In this case, we first estimate the smoothness of each input functional file (the ones we used to generate the correlation maps). This can be done pretty easily with AFNI’s 3dFWHMx
:
output='fwhm.csv'
echo '#x y z' > ${output}
for run in $(ls data/*func-mni*); do
xyz=$(3dFWHMx -mask anat_MNI_mask.nii.gz -demean -input ${run})
echo ${xyz} >> ${output}
done
Now we can compute the mean smoothness in the x, y, and z dimensions across all of our subjects:
import numpy as np
x = np.genfromtxt('fwhm.csv', skip_header=1)
x = np.mean(x, axis=0)
np.savetxt('fwhm-means.csv', x)
And finally run the Monte Carlo cluster simulation using AFNI’s 3dClustSim
:
x=$(cat fwhm-means.csv | head -1 | xargs)
y=$(cat fwhm-means.csv | head -2 | tail -1 | xargs)
z=$(cat fwhm-means.csv | tail -1 | xargs)
3dClustSim \
-mask anat_mni_mask.nii.gz \
-fwhmxyz ${x} ${y} ${z} \
-iter 10000 \
-nodec \
-prefix clust_sizes.1D
Which will output a file that looks something like this:
# Grid: 61x73x61 3.00x3.00x3.00 mm^3 (70766 voxels in mask)
#
# CLUSTER SIZE THRESHOLD(pthr,alpha) in Voxels
# -NN 1 | alpha = Prob(Cluster >= given size)

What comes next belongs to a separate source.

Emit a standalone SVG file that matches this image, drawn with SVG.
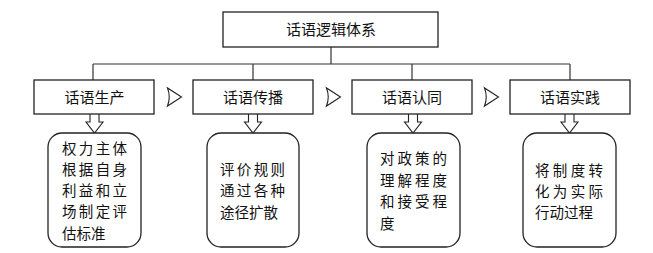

# pthr | .10000 .05000 .02000 .01000
# ------ | ------ ------ ------ ------
0.020000 222 259 306 335
0.010000 132 154 182 200
0.005000 85 101 122 136
0.002000 51 62 75 87
0.001000 36 44 54 63
0.000500 25 31 40 47
0.000200 15 20 26 32
0.000100 10 14 19 24
This is a pretty useful table. The left column has a list of uncorrected p thresholds, and the top has a list of alpha levels. The values in the table are the number of connected voxels at a given p value required to satisfy some alpha level. We’re going to assume you’re hoping to publish with an alpha of 0.05. Depending on our hypothesis, we might expect our significant regions to be small (say some subcortical region), or large (the dorsolateral prefrontal cortex). If they are large, we can relax our p threshold (say to 0.02) and look for clusters with > 259 voxels. If they are small, we can set our p threshold to something like 0.0005 and look for clusters with > 31 voxels. This stage might take a few different tries to see how the data looks under different conditions, which is why the epi-cluster
tool is separate from the long-running epi-randomize
.
To produce thresholded stat maps with a given cluster threshold, try the following:
epi-cluster --n=101 --p=0.005 --pflip randomize_rand_raw.nii.gz
Which will produce a set of stat_cluster_${contrast_number}.nii.gz
files from your randomize input. If a cluster map is empty, they will be very small .nii.gz
files when compared with their peers (since zeros are not stored in .gz
files). Here is an example output: a thresholded t-map of the 10th contrast (group SCZ - BPD):

This procedure can be used to run a very large number of subjects through FSL’s randomize with very little pain in the data-preparation stage, and has the added benefit of being compatible with any pre-processing procedure or statistical map. Since randomize is very flexible about the kinds of statistics it can work with, you can use these tools in combination with your favorite analysis techniques and tool chains to run MRI analysis on sizable populations.